I've been searching for an interesting topic for a personal project - something engaging which would allow me to practice my data skills that I've been learning through my time at the data school.
I was speaking to my brother who is just starting University - and we were talking about his friends who went to University last year whilst he was having a gap year. Two of his good friends were lucky enough to get football scholarships and go to Uni in the USA last year - one in California and the other in Atlanta. It turns out that during their first year, BOTH of their Universities had on campus shootings! They were both random and seemingly indiscriminate in nature (based on what his friends said).
Anecdotally this makes it seem like going to Uni in the USA is extremely unsafe - I had heard of the issues before but what are the chances that both of them would have experienced incidents like this within a relatively short space of time in completely different locations?
After having this conversation I think that this topic could be an interesting one to explore. I would like to know - how likely are you as a U.S. citizen to be caught up in a shooting? Are you more likely to become a victim in certain locations? Have these incidents become more common over time or are we just hearing about them more with the increased media available today?
From a data perspective - this project would allow me to practice my skills in the following areas:
- Finding and extracting data from relevant sources. Currently I've identified a website https://www.gunviolencearchive.org/ which has collected 10 years of data on the subject and is regularly updated and verified. They have made the data available to download as csv files. I can combine this with population data from the U.S. Census in order to normalise the findings, and I will continue to look for supplementary data which may give further context to the project.
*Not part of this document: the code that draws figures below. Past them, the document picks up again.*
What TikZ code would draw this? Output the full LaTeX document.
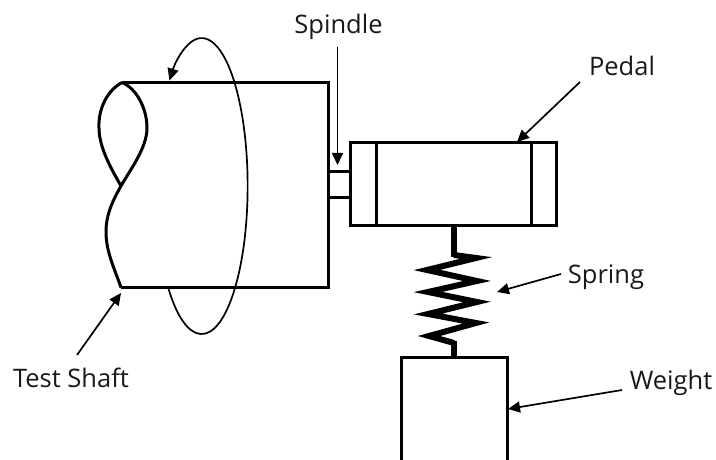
\documentclass[tikz,border=0pt]{standalone}
\usepackage{fontspec}
\setmainfont{Open Sans}
\usetikzlibrary{arrows.meta}
\tikzset{
  part/.style={line width=3pt,line join=miter},
  pointer/.style={line width=1.7pt,-{Triangle[length=12pt,width=11pt]}},
  callout/.style={font=\fontsize{25.5}{30}\selectfont,inner sep=0pt,text=black!90},
}
\begin{document}
\begin{tikzpicture}[x=1pt,y=1pt]
\useasboundingbox (0,0) rectangle (716,460);
\fill[white] (0,0) rectangle (716,460);
\coordinate (shafttop) at (122,377.5);
\coordinate (shaftbot) at (121,172.5);
\coordinate (shaftcross) at (121,274);
% test shaft
\draw[part] (shafttop) -- (328,377.5) -- (328,172.5) -- (shaftbot);
\draw[part] (shafttop) .. controls (108,370) and (98,352) .. (99,332) .. controls (99,312) and (112,290) .. (shaftcross);
\draw[part] (shafttop) .. controls (136,372) and (147,352) .. (147,332) .. controls (147,312) and (130,290) .. (shaftcross) .. controls (112,258) and (106,245) .. (106,228) .. controls (106,208) and (115,190) .. (shaftbot);
\draw[pointer] (168,173) arc[start angle=-137,end angle=134.5,x radius=46pt,y radius=148pt];
% spindle and pedal
\draw[part] (328,288) -- (350,288);
\draw[part] (328,262) -- (350,262);
\draw[part] (350,234) rectangle (556,317);
\draw[part] (376,234) -- (376,317);
\draw[part] (531,234) -- (531,317);
% spring and weight
\draw[line width=6.5pt] (454,234) -- (454,203);
\draw[line width=6pt,miter limit=12] (454,205) -- (476,202) -- (427,190) -- (477,179) -- (428,168) -- (477,158) -- (428,146) -- (476,137) -- (429,124) -- (454,117);
\draw[line width=6.5pt] (454,119) -- (454,102);
\draw[part] (401,0) -- (401,102) -- (507,102) -- (507,0);
% labels
\node[callout] (spindle) at (338.5,433) {Spindle};
\node[callout] (pedal) at (622,394) {Pedal};
\node[callout] (spring) at (606,183) {Spring};
\node[callout] (weight) at (671,77) {Weight};
\node[callout] (testshaft) at (71,82) {Test Shaft};
\coordinate (spindletip) at (337.5,295);
\coordinate (pedaltip) at (517,318);
\coordinate (springtip) at (497,168);
\coordinate (weighttip) at (508,51);
\coordinate (testshafttip) at (121,167);
\draw[pointer] (337.5,413) -- (spindletip);
\draw[pointer] (580,378) -- (pedaltip);
\draw[pointer] (561,186) -- (springtip);
\draw[pointer] (622,70) -- (weighttip);
\draw[pointer] (77,105) -- (testshafttip);
\end{tikzpicture}
\end{document}
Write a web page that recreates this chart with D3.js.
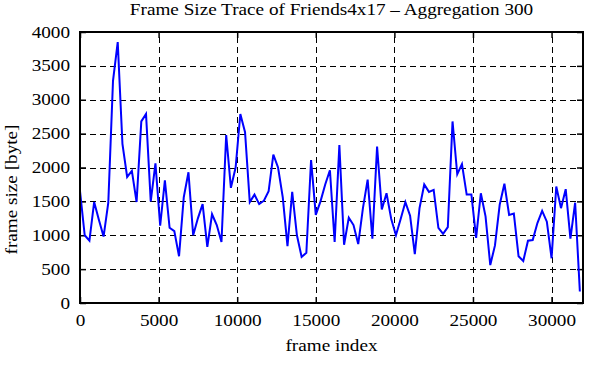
<!DOCTYPE html>
<html>
<head>
<meta charset="utf-8">
<script src="https://cdn.jsdelivr.net/npm/d3@7"></script>
<style>
  body { margin: 0; background: #fff; }
  text { font-family: "Liberation Serif", "DejaVu Serif", serif; fill: #000; }
</style>
</head>
<body>
<svg id="chart" width="611" height="380"></svg>
<script>
const title = "Frame Size Trace of Friends4x17 \u2013 Aggregation 300";
const xLabel = "frame index";
const yLabel = "frame size [byte]";

const xTicks = [0, 5000, 10000, 15000, 20000, 25000, 30000];
const yTicks = [0, 500, 1000, 1500, 2000, 2500, 3000, 3500, 4000];

// frame index of each aggregated sample (one every 300 frames)
const frames = [
  0, 300, 600, 900, 1200, 1500, 1800, 2100, 2400, 2700,
  3000, 3300, 3600, 3900, 4200, 4500, 4800, 5100, 5400, 5700,
  6000, 6300, 6600, 6900, 7200, 7500, 7800, 8100, 8400, 8700,
  9000, 9300, 9600, 9900, 10200, 10500, 10800, 11100, 11400, 11700,
  12000, 12300, 12600, 12900, 13200, 13500, 13800, 14100, 14400, 14700,
  15000, 15300, 15600, 15900, 16200, 16500, 16800, 17100, 17400, 17700,
  18000, 18300, 18600, 18900, 19200, 19500, 19800, 20100, 20400, 20700,
  21000, 21300, 21600, 21900, 22200, 22500, 22800, 23100, 23400, 23700,
  24000, 24300, 24600, 24900, 25200, 25500, 25800, 26100, 26400, 26700,
  27000, 27300, 27600, 27900, 28200, 28500, 28800, 29100, 29400, 29700,
  30000, 30300, 30600, 30900, 31200, 31500, 31800
];

// mean frame size in bytes
const sizes = [
  1650, 1000, 920, 1490, 1230, 980, 1480, 3280, 3850, 2350,
  1860, 1950, 1490, 2680, 2790, 1500, 2060, 1140, 1810, 1110,
  1060, 690, 1560, 1930, 1000, 1250, 1460, 830, 1310, 1150,
  900, 2480, 1700, 2000, 2790, 2520, 1490, 1600, 1460, 1510,
  1650, 2190, 2000, 1560, 840, 1640, 1000, 680, 740, 2110,
  1300, 1500, 1750, 1960, 900, 2330, 860, 1260, 1150, 870,
  1400, 1820, 950, 2310, 1380, 1620, 1240, 1000, 1240, 1490,
  1290, 720, 1400, 1750, 1640, 1670, 1110, 1020, 1120, 2680,
  1900, 2050, 1600, 1600, 960, 1620, 1280, 560, 850, 1450,
  1760, 1300, 1320, 690, 620, 920, 930, 1180, 1360, 1200,
  660, 1720, 1400, 1680, 950, 1480, 170
];

const data = frames.map((f, i) => ({frame: f, size: sizes[i]}));

const width = 611, height = 380;
const margin = {top: 32, right: 28, bottom: 77, left: 80};
const svg = d3.select("#chart");

const x = d3.scaleLinear().domain([0, 32000]).range([margin.left, width - margin.right]);
const y = d3.scaleLinear().domain([0, 4000]).range([height - margin.bottom, margin.top]);

const tickLen = 6;
const fontSize = 16;
const stretch = 1.2; // glyphs in the source are wider than plain Times

// grid
const grid = svg.append("g")
  .attr("stroke", "#000")
  .attr("stroke-width", 1)
  .attr("stroke-dasharray", "6,4");
grid.selectAll(".gx").data(xTicks.slice(1)).join("line")
  .attr("x1", d => Math.round(x(d)) + 0.5).attr("x2", d => Math.round(x(d)) + 0.5)
  .attr("y1", y(0)).attr("y2", y(4000));
grid.selectAll(".gy").data(yTicks.slice(1, -1)).join("line")
  .attr("y1", d => Math.round(y(d)) + 0.5).attr("y2", d => Math.round(y(d)) + 0.5)
  .attr("x1", x(0)).attr("x2", x(32000));

// axes with inward ticks on all four sides
const gx = svg.append("g")
  .attr("transform", `translate(0,${y(0)})`)
  .call(d3.axisBottom(x).tickValues(xTicks).tickSize(-tickLen).tickPadding(12).tickFormat(d3.format("d")))
  .call(g => g.select(".domain").remove());
svg.append("g")
  .attr("transform", `translate(0,${y(4000)})`)
  .call(d3.axisTop(x).tickValues(xTicks).tickSize(-tickLen).tickFormat(""))
  .call(g => g.select(".domain").remove());
const gy = svg.append("g")
  .attr("transform", `translate(${x(0)},0)`)
  .call(d3.axisLeft(y).tickValues(yTicks).tickSize(-tickLen).tickFormat(d3.format("d")))
  .call(g => g.select(".domain").remove());
svg.append("g")
  .attr("transform", `translate(${x(32000)},0)`)
  .call(d3.axisRight(y).tickValues(yTicks).tickSize(-tickLen).tickFormat(""))
  .call(g => g.select(".domain").remove());

svg.selectAll(".tick line").attr("stroke", "#000").attr("stroke-width", 1.5);
svg.selectAll(".tick text")
  .attr("font-size", fontSize)
  .attr("font-family", "Liberation Serif");
gx.selectAll(".tick text").attr("transform", `scale(${stretch},1)`);
gy.selectAll(".tick text")
  .attr("x", -10 / stretch)
  .attr("transform", `scale(${stretch},1)`);

// data line
const line = d3.line().x(d => x(d.frame)).y(d => y(d.size));
svg.append("path")
  .datum(data)
  .attr("fill", "none")
  .attr("stroke", "#0000ff")
  .attr("stroke-width", 2)
  .attr("d", line);

// border
svg.append("rect")
  .attr("x", x(0)).attr("y", y(4000))
  .attr("width", x(32000) - x(0)).attr("height", y(0) - y(4000))
  .attr("fill", "none").attr("stroke", "#000").attr("stroke-width", 2);

// labels
const cx = (x(0) + x(32000)) / 2;
svg.append("text")
  .attr("transform", `translate(${cx},15) scale(${stretch},1)`)
  .attr("text-anchor", "middle").attr("font-size", fontSize)
  .text(title);
svg.append("text")
  .attr("transform", `translate(${cx},351) scale(${stretch},1)`)
  .attr("text-anchor", "middle").attr("font-size", fontSize)
  .text(xLabel);
svg.append("text")
  .attr("transform", `translate(17,${(y(0) + y(4000)) / 2 + 22}) rotate(-90) scale(${stretch},1)`)
  .attr("text-anchor", "middle").attr("font-size", fontSize)
  .text(yLabel);
</script>
</body>
</html>
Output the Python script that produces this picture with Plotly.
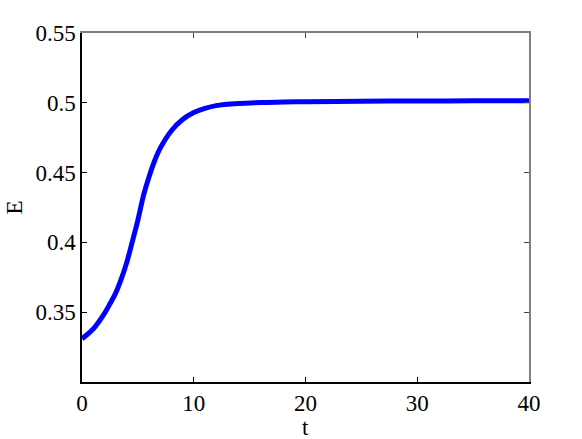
import plotly.graph_objects as go

# valeurs
t = [0, 1, 2, 2.5, 3, 3.5, 4, 4.5, 5, 5.5, 6, 6.5, 7, 8, 9, 10, 11, 12, 14,
     16, 18, 20, 25, 30, 35, 40]
E = [0.331, 0.338, 0.349, 0.356, 0.3635, 0.3735, 0.3855, 0.4005, 0.416,
     0.4335, 0.447, 0.4585, 0.4675, 0.480, 0.488, 0.493, 0.496, 0.498,
     0.4995, 0.5002, 0.5005, 0.5008, 0.5011, 0.5013, 0.5014, 0.5014]

x_ticks = [0, 10, 20, 30, 40]
y_ticks = [0.35, 0.4, 0.45, 0.5, 0.55]
y_labels = ["0.35", "0.4", "0.45", "0.5", "0.55"]

font = dict(family="Liberation Serif, Times New Roman, serif", size=23,
            color="black")

fig = go.Figure()
fig.add_trace(go.Scatter(x=t, y=E, mode="lines",
                         line=dict(color="#0000ff", width=5, shape="spline",
                                   smoothing=0.8),
                         showlegend=False))

fig.update_layout(
    width=582, height=439,
    margin=dict(l=82, r=53, t=33, b=57),
    paper_bgcolor="white", plot_bgcolor="white",
    font=font,
    xaxis=dict(range=[0, 40], tickvals=x_ticks, ticks="inside", ticklen=5,
               tickcolor="black", linecolor="black", linewidth=1.5,
               tickfont=font, showgrid=False, zeroline=False),
    yaxis=dict(range=[0.3, 0.55], tickvals=y_ticks, ticktext=y_labels,
               ticks="inside", ticklen=5, tickcolor="black", tickfont=font,
               linecolor="black", linewidth=1.5, showgrid=False,
               zeroline=False),
    xaxis2=dict(range=[0, 40], overlaying="x", side="top", tickvals=x_ticks,
                ticks="inside", ticklen=5, tickcolor="#444",
                showticklabels=False, linecolor="#808080", linewidth=1.5,
                showgrid=False, zeroline=False),
    yaxis2=dict(range=[0.3, 0.55], overlaying="y", side="right",
                tickvals=y_ticks, ticks="inside", ticklen=5, tickcolor="#444",
                showticklabels=False, linecolor="#808080", linewidth=1.5,
                showgrid=False, zeroline=False),
    annotations=[
        dict(text="t", x=20, xref="x", y=0, yref="paper", yanchor="middle",
             yshift=-45, showarrow=False, font=font),
        dict(text="E", x=0, xref="paper", xanchor="center", xshift=-68,
             y=0.5, yref="paper", textangle=-90, showarrow=False, font=font),
    ],
)
# trace invisible pour activer les axes du haut et de droite
fig.add_trace(go.Scatter(x=[None], y=[None], xaxis="x2", yaxis="y2",
                         showlegend=False, hoverinfo="skip"))

# pas de marge autour de la figure dans la page
fig.write_html("out.html", config={"displayModeBar": False},
               post_script="document.body.style.margin='0';")
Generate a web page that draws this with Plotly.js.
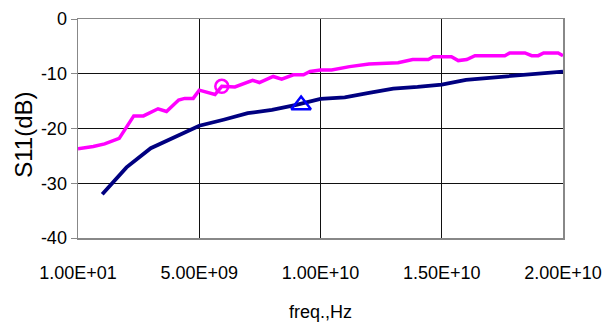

- Data cleaning and joining. Once I have downloaded all of the data I will create a workflow in order to put it into a useful format for analysis. My aim is that the workflow should be able to manage additional information as it is added in the future so that this piece of work can continue to analyse trends over the coming years.
- Planning and creating dashboards and (hopefully) analysing to find some interesting findings. I will have to think in more detail about which angles I would like to explore - especially once I know exactly which data I have available and what it contains.
I will blog further when there is updated progress!